___ Input data

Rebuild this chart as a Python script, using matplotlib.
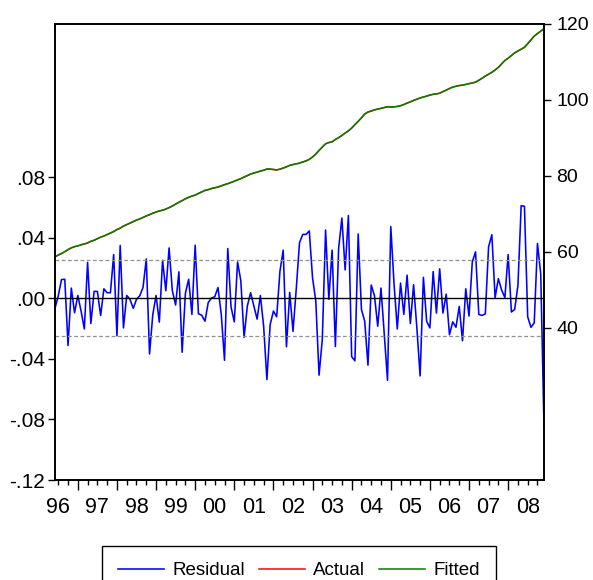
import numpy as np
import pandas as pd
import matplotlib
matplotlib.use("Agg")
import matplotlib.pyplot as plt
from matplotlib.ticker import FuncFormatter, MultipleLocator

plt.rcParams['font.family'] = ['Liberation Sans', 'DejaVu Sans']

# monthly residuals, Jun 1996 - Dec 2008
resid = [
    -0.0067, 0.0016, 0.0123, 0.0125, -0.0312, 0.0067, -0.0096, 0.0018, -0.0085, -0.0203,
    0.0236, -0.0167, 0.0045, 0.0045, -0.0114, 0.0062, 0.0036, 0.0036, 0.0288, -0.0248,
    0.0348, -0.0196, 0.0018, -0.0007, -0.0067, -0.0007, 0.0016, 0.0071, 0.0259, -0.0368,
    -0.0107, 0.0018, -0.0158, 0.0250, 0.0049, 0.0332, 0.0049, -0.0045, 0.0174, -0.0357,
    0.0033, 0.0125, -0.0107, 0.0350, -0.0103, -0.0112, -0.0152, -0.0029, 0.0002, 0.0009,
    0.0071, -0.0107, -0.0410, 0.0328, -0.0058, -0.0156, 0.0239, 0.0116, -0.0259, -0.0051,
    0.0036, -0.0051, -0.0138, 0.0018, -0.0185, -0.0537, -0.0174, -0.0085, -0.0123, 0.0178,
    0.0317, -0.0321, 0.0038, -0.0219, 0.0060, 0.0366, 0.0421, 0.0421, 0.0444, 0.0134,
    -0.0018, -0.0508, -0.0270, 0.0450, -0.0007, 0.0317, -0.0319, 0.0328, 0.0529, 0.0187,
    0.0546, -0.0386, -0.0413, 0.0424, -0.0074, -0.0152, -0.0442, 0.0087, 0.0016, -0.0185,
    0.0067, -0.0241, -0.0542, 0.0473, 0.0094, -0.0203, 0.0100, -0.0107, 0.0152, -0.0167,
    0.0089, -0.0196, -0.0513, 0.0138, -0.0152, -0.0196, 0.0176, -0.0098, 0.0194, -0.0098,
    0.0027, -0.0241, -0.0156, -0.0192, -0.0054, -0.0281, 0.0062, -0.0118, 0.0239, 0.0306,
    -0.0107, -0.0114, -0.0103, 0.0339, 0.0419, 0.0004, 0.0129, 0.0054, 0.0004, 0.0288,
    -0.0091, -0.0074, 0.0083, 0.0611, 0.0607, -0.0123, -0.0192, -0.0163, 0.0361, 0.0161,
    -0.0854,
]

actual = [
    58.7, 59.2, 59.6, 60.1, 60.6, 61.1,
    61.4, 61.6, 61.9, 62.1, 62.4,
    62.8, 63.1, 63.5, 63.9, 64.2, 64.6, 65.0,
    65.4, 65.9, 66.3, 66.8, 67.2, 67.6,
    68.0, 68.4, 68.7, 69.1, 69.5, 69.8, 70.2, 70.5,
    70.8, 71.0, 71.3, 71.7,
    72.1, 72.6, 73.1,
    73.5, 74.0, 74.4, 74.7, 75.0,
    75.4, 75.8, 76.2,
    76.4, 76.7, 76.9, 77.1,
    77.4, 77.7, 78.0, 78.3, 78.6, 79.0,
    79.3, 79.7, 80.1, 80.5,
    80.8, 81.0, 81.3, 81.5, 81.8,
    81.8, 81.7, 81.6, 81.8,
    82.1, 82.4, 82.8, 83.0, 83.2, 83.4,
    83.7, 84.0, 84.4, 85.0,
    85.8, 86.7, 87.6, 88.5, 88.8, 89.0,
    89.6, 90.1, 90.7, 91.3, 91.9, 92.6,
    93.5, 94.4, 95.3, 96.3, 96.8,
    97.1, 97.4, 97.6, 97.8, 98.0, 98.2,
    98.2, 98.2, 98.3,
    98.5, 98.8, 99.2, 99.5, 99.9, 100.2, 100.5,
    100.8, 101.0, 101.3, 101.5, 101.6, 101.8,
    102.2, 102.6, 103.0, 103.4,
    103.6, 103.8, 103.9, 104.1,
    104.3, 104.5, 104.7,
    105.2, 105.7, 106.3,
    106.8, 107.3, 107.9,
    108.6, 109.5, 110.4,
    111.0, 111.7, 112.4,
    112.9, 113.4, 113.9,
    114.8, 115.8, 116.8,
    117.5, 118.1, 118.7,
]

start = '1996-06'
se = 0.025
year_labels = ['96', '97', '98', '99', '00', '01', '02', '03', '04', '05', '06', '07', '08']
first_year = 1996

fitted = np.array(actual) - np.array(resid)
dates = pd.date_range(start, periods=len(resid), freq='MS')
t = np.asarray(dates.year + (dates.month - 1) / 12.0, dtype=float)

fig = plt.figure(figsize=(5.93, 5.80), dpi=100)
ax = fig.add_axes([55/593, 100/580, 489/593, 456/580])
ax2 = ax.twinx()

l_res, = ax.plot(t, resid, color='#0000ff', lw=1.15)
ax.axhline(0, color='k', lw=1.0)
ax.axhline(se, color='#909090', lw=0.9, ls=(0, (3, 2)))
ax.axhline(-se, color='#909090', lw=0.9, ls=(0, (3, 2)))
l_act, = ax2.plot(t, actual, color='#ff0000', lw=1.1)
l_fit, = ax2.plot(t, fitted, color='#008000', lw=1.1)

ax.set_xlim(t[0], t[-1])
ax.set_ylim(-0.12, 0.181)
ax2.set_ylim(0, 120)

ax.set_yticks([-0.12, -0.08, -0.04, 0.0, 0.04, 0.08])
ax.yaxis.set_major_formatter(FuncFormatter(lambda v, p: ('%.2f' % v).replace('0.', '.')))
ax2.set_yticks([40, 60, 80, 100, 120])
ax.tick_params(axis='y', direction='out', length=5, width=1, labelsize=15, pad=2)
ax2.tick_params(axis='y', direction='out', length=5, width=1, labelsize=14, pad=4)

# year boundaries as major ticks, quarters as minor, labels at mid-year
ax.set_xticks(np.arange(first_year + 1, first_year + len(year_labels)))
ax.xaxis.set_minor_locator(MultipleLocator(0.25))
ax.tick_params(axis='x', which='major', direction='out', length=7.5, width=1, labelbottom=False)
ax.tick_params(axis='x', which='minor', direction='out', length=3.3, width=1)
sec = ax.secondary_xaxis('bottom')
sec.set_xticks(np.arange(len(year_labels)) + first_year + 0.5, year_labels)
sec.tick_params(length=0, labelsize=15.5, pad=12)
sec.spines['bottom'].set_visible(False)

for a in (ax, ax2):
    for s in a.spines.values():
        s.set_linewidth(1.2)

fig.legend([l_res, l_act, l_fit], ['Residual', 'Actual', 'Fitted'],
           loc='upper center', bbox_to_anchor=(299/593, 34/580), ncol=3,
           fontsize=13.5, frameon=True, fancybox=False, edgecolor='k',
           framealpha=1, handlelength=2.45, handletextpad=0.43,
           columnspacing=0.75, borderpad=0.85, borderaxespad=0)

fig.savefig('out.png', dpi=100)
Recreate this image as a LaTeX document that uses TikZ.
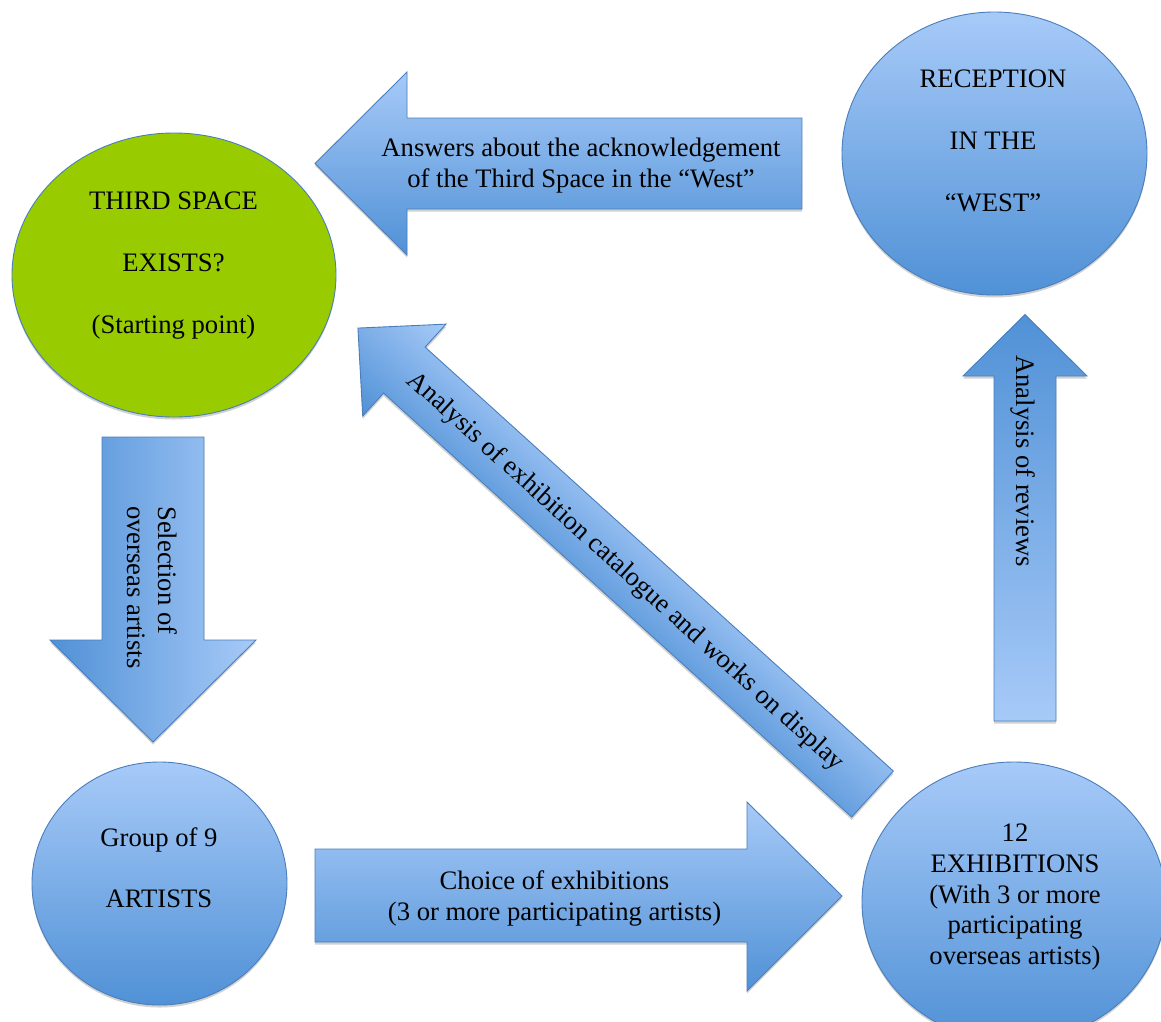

______

Instructions for the task
Generate a word-for-word copy of the preceding records, excluding all pictures.

The solution
Rebuild this chart as a Python script, using matplotlib.
import numpy as np
import pandas as pd
import matplotlib
matplotlib.use("Agg")
import matplotlib.pyplot as plt
from matplotlib.ticker import FuncFormatter, MultipleLocator

plt.rcParams['font.family'] = ['Liberation Sans', 'DejaVu Sans']

# monthly residuals, Jun 1996 - Dec 2008
resid = [
    -0.0067, 0.0016, 0.0123, 0.0125, -0.0312, 0.0067, -0.0096, 0.0018, -0.0085, -0.0203,
    0.0236, -0.0167, 0.0045, 0.0045, -0.0114, 0.0062, 0.0036, 0.0036, 0.0288, -0.0248,
    0.0348, -0.0196, 0.0018, -0.0007, -0.0067, -0.0007, 0.0016, 0.0071, 0.0259, -0.0368,
    -0.0107, 0.0018, -0.0158, 0.0250, 0.0049, 0.0332, 0.0049, -0.0045, 0.0174, -0.0357,
    0.0033, 0.0125, -0.0107, 0.0350, -0.0103, -0.0112, -0.0152, -0.0029, 0.0002, 0.0009,
    0.0071, -0.0107, -0.0410, 0.0328, -0.0058, -0.0156, 0.0239, 0.0116, -0.0259, -0.0051,
    0.0036, -0.0051, -0.0138, 0.0018, -0.0185, -0.0537, -0.0174, -0.0085, -0.0123, 0.0178,
    0.0317, -0.0321, 0.0038, -0.0219, 0.0060, 0.0366, 0.0421, 0.0421, 0.0444, 0.0134,
    -0.0018, -0.0508, -0.0270, 0.0450, -0.0007, 0.0317, -0.0319, 0.0328, 0.0529, 0.0187,
    0.0546, -0.0386, -0.0413, 0.0424, -0.0074, -0.0152, -0.0442, 0.0087, 0.0016, -0.0185,
    0.0067, -0.0241, -0.0542, 0.0473, 0.0094, -0.0203, 0.0100, -0.0107, 0.0152, -0.0167,
    0.0089, -0.0196, -0.0513, 0.0138, -0.0152, -0.0196, 0.0176, -0.0098, 0.0194, -0.0098,
    0.0027, -0.0241, -0.0156, -0.0192, -0.0054, -0.0281, 0.0062, -0.0118, 0.0239, 0.0306,
    -0.0107, -0.0114, -0.0103, 0.0339, 0.0419, 0.0004, 0.0129, 0.0054, 0.0004, 0.0288,
    -0.0091, -0.0074, 0.0083, 0.0611, 0.0607, -0.0123, -0.0192, -0.0163, 0.0361, 0.0161,
    -0.0854,
]

actual = [
    58.7, 59.2, 59.6, 60.1, 60.6, 61.1,
    61.4, 61.6, 61.9, 62.1, 62.4,
    62.8, 63.1, 63.5, 63.9, 64.2, 64.6, 65.0,
    65.4, 65.9, 66.3, 66.8, 67.2, 67.6,
    68.0, 68.4, 68.7, 69.1, 69.5, 69.8, 70.2, 70.5,
    70.8, 71.0, 71.3, 71.7,
    72.1, 72.6, 73.1,
    73.5, 74.0, 74.4, 74.7, 75.0,
    75.4, 75.8, 76.2,
    76.4, 76.7, 76.9, 77.1,
    77.4, 77.7, 78.0, 78.3, 78.6, 79.0,
    79.3, 79.7, 80.1, 80.5,
    80.8, 81.0, 81.3, 81.5, 81.8,
    81.8, 81.7, 81.6, 81.8,
    82.1, 82.4, 82.8, 83.0, 83.2, 83.4,
    83.7, 84.0, 84.4, 85.0,
    85.8, 86.7, 87.6, 88.5, 88.8, 89.0,
    89.6, 90.1, 90.7, 91.3, 91.9, 92.6,
    93.5, 94.4, 95.3, 96.3, 96.8,
    97.1, 97.4, 97.6, 97.8, 98.0, 98.2,
    98.2, 98.2, 98.3,
    98.5, 98.8, 99.2, 99.5, 99.9, 100.2, 100.5,
    100.8, 101.0, 101.3, 101.5, 101.6, 101.8,
    102.2, 102.6, 103.0, 103.4,
    103.6, 103.8, 103.9, 104.1,
    104.3, 104.5, 104.7,
    105.2, 105.7, 106.3,
    106.8, 107.3, 107.9,
    108.6, 109.5, 110.4,
    111.0, 111.7, 112.4,
    112.9, 113.4, 113.9,
    114.8, 115.8, 116.8,
    117.5, 118.1, 118.7,
]

start = '1996-06'
se = 0.025
year_labels = ['96', '97', '98', '99', '00', '01', '02', '03', '04', '05', '06', '07', '08']
first_year = 1996

fitted = np.array(actual) - np.array(resid)
dates = pd.date_range(start, periods=len(resid), freq='MS')
t = np.asarray(dates.year + (dates.month - 1) / 12.0, dtype=float)

fig = plt.figure(figsize=(5.93, 5.80), dpi=100)
ax = fig.add_axes([55/593, 100/580, 489/593, 456/580])
ax2 = ax.twinx()

l_res, = ax.plot(t, resid, color='#0000ff', lw=1.15)
ax.axhline(0, color='k', lw=1.0)
ax.axhline(se, color='#909090', lw=0.9, ls=(0, (3, 2)))
ax.axhline(-se, color='#909090', lw=0.9, ls=(0, (3, 2)))
l_act, = ax2.plot(t, actual, color='#ff0000', lw=1.1)
l_fit, = ax2.plot(t, fitted, color='#008000', lw=1.1)

ax.set_xlim(t[0], t[-1])
ax.set_ylim(-0.12, 0.181)
ax2.set_ylim(0, 120)

ax.set_yticks([-0.12, -0.08, -0.04, 0.0, 0.04, 0.08])
ax.yaxis.set_major_formatter(FuncFormatter(lambda v, p: ('%.2f' % v).replace('0.', '.')))
ax2.set_yticks([40, 60, 80, 100, 120])
ax.tick_params(axis='y', direction='out', length=5, width=1, labelsize=15, pad=2)
ax2.tick_params(axis='y', direction='out', length=5, width=1, labelsize=14, pad=4)

# year boundaries as major ticks, quarters as minor, labels at mid-year
ax.set_xticks(np.arange(first_year + 1, first_year + len(year_labels)))
ax.xaxis.set_minor_locator(MultipleLocator(0.25))
ax.tick_params(axis='x', which='major', direction='out', length=7.5, width=1, labelbottom=False)
ax.tick_params(axis='x', which='minor', direction='out', length=3.3, width=1)
sec = ax.secondary_xaxis('bottom')
sec.set_xticks(np.arange(len(year_labels)) + first_year + 0.5, year_labels)
sec.tick_params(length=0, labelsize=15.5, pad=12)
sec.spines['bottom'].set_visible(False)

for a in (ax, ax2):
    for s in a.spines.values():
        s.set_linewidth(1.2)

fig.legend([l_res, l_act, l_fit], ['Residual', 'Actual', 'Fitted'],
           loc='upper center', bbox_to_anchor=(299/593, 34/580), ncol=3,
           fontsize=13.5, frameon=True, fancybox=False, edgecolor='k',
           framealpha=1, handlelength=2.45, handletextpad=0.43,
           columnspacing=0.75, borderpad=0.85, borderaxespad=0)

fig.savefig('out.png', dpi=100)
Recreate this image as a LaTeX document that uses TikZ.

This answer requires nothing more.